Lodge, in fact, favored many of the clauses of the Treaty and similar proposals by League supporters. It could be said that Lodge's beliefs resembled the features of the peace program of French Prime Minister Georges Clemenceau, by voicing admiration for the said program in his memorandum. The underpinnings of Lodge's acceptance of the peace program and reservations to the Treaty of Versailles highlight Wilson's opportunity to compromise with a senator who shared similar, if not identical, ideals. (memorandum, [Dec. 2, 1918,] Henry Cabot Lodge Papers (Massachusetts Historical Society); Congressional Record, 65 cong., 3 Sess., 724-28 (Dec. 21, 1918).) One of the ideals was the control of military states, especially in reaction to Germany.

During negotiations with diplomat Henry White over the impending peace settlement, Lodge emphasized that "the first and controlling purpose of the peace must be to put Germany in such a position that it will be physically impossible for her to break out again upon other nations with a war for world conquest." As was then common among political leaders, Lodge believed that Germany should pay the maximum indemnity which it could afford. Moreover, he believed that postwar matters must not be muddled by an indefinite covenant, a belief that contrasted with some previous statements that Lodge had made, such as his commencement address at Union College, Schenectady, New York, on June 9, 1915, in which he said that "in differences between nations which go beyond the limited range of arbititrable questions peace can only be maintained by putting behind it the force of united nations determined to uphold it and prevent war."

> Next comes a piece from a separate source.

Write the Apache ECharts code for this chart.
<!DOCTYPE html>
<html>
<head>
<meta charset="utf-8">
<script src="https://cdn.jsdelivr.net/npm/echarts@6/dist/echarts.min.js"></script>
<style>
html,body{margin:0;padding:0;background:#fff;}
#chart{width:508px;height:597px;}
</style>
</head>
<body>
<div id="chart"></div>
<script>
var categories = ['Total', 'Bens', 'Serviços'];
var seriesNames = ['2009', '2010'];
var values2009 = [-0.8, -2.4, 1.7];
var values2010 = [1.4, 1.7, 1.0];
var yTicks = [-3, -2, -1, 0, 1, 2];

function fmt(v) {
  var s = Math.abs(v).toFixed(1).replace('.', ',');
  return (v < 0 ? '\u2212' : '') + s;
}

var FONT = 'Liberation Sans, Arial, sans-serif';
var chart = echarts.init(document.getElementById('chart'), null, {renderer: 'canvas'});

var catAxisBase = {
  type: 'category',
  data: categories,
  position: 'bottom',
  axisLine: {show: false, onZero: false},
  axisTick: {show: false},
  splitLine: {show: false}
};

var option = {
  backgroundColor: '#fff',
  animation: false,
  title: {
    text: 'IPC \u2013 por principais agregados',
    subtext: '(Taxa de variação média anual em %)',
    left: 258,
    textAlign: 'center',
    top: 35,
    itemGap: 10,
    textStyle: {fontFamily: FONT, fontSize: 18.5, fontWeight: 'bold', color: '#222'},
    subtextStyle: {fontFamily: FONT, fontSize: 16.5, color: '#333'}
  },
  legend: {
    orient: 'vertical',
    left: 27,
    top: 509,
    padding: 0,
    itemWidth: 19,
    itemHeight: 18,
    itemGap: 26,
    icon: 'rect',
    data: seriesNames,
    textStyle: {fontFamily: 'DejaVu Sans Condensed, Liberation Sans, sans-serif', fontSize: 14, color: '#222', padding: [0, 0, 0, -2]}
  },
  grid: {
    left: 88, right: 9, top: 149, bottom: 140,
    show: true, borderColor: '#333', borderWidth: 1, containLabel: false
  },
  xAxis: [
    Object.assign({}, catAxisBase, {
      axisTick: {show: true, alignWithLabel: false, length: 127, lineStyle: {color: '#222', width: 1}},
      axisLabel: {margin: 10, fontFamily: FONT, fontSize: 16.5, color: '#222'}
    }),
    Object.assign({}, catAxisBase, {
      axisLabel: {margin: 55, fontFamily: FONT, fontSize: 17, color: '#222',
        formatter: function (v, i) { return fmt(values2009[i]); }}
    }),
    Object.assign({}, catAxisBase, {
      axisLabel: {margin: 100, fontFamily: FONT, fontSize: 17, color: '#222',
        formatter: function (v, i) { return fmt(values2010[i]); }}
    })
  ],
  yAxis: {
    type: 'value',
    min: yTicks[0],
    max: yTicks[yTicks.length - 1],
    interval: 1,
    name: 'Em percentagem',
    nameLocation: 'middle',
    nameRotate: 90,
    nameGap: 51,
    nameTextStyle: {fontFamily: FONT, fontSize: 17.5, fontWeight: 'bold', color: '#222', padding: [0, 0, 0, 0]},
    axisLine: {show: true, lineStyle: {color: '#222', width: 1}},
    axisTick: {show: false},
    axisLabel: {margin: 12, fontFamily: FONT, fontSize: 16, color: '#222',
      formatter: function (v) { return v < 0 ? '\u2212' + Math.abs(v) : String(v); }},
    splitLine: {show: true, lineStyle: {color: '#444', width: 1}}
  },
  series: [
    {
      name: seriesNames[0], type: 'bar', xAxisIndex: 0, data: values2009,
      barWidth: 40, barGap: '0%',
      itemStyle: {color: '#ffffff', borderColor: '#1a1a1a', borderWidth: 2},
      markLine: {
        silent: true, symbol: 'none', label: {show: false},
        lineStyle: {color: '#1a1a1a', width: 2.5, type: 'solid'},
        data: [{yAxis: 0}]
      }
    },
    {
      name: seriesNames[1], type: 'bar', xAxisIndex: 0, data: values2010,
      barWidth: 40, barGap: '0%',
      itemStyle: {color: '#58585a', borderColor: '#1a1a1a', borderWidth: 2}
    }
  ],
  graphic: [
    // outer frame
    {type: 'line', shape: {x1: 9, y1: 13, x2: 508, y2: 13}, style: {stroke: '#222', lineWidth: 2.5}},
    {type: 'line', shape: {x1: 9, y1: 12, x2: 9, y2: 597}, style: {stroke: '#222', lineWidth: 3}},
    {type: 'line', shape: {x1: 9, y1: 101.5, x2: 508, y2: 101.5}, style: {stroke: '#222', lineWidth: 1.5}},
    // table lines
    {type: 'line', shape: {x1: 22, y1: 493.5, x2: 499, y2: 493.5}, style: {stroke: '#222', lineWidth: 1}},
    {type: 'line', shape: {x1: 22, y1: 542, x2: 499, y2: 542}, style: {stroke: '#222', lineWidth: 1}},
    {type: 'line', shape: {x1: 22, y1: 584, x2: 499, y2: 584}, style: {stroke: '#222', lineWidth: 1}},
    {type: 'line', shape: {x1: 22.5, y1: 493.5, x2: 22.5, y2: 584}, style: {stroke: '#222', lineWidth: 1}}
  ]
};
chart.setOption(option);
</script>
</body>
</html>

Statements like those imply possible inconsistency within Lodge's views, but many interpret Lodge, especially considering his correspondences, as a nationalist who simply disfavored aspects of the Covenant. In correspondence to Lodge, Senators Knox and Root sent a letter that explained the distinction between the League and an alliance. The three senators shared an aversion to the commitments of Article 10 as they generally accepted that it would impel the US into the enforcement of all international law. Lodge and future President Calvin Coolidge also exchanged over 400 letters from 1888 to 1924, the bulk of which centered on the 1919–1920 conflict over the League of Nations. The letters document twenty years of Lodge's expansionism and nationalism—especially in his opinions U.S. foreign policy in Latin America during the administrations of Taft and Wilson, which thus question claims that Lodge was strictly an isolationist.

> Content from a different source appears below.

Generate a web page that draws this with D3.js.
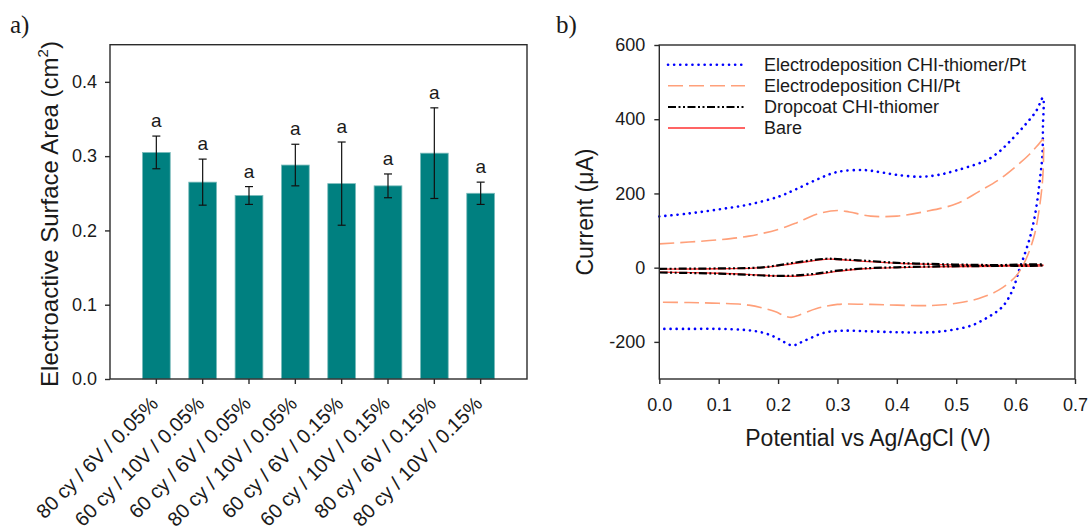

Defeat of the treaty by senatorial debate
On September 16, 1919, Senator Lodge called the treaty up for consideration by the full Senate. On November 15, the chamber was still considering the treaty when for the first time in its history, the Senate successfully voted to invoke cloture, cutting off debate on the treaty. Four days later, the Senate voted on Lodge's resolution to advise and consent to ratification subject to the reservations. The vote was 39 in favor and 55 opposed. A two-thirds vote being required, the resolution failed. The senators who favored ratification of the treaty without reservations had joined with the "irreconcilables," those who opposed the treaty under any circumstances, to defeat the reservations. The Senate then considered a resolution to advise and consent to ratification of the treaty without reservations. The vote was 38 in favor and 53 opposed. A two-thirds vote being required, the resolution failed.

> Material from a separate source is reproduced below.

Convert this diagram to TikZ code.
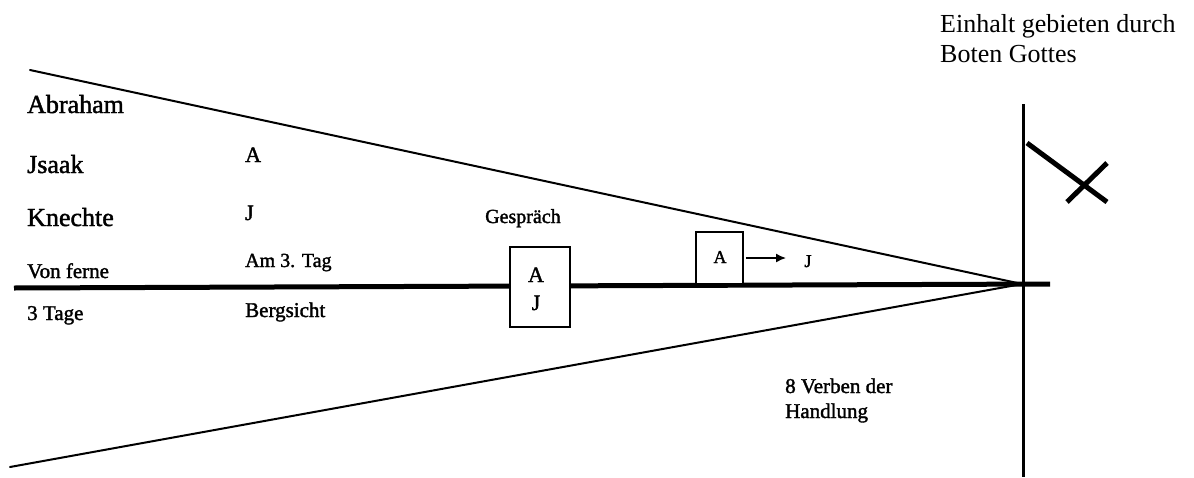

The final blow occurred on March 19, 1920, when the treaty with reservations was again defeated, 49 in favor to 35 against.

Many historians attribute the treaty's failure to Wilson's diminished health at the time of the defeat and to his total unwillingness to compromise. On October 2, 1919, Wilson suffered a massive stroke that affected the left side of his body. He gradually recovered from this stroke, but took its toll on his health. Thomas A. Bailey wrote that "Wilson's physical and mental condition had a profoundly important bearing on the final defeat of the treaty." Several prominent thinkers believed that if Wilson had been functioning at his pre-stroke level, he would have been able to bridge the discrepancies between the two forms of Reservations on the treaty.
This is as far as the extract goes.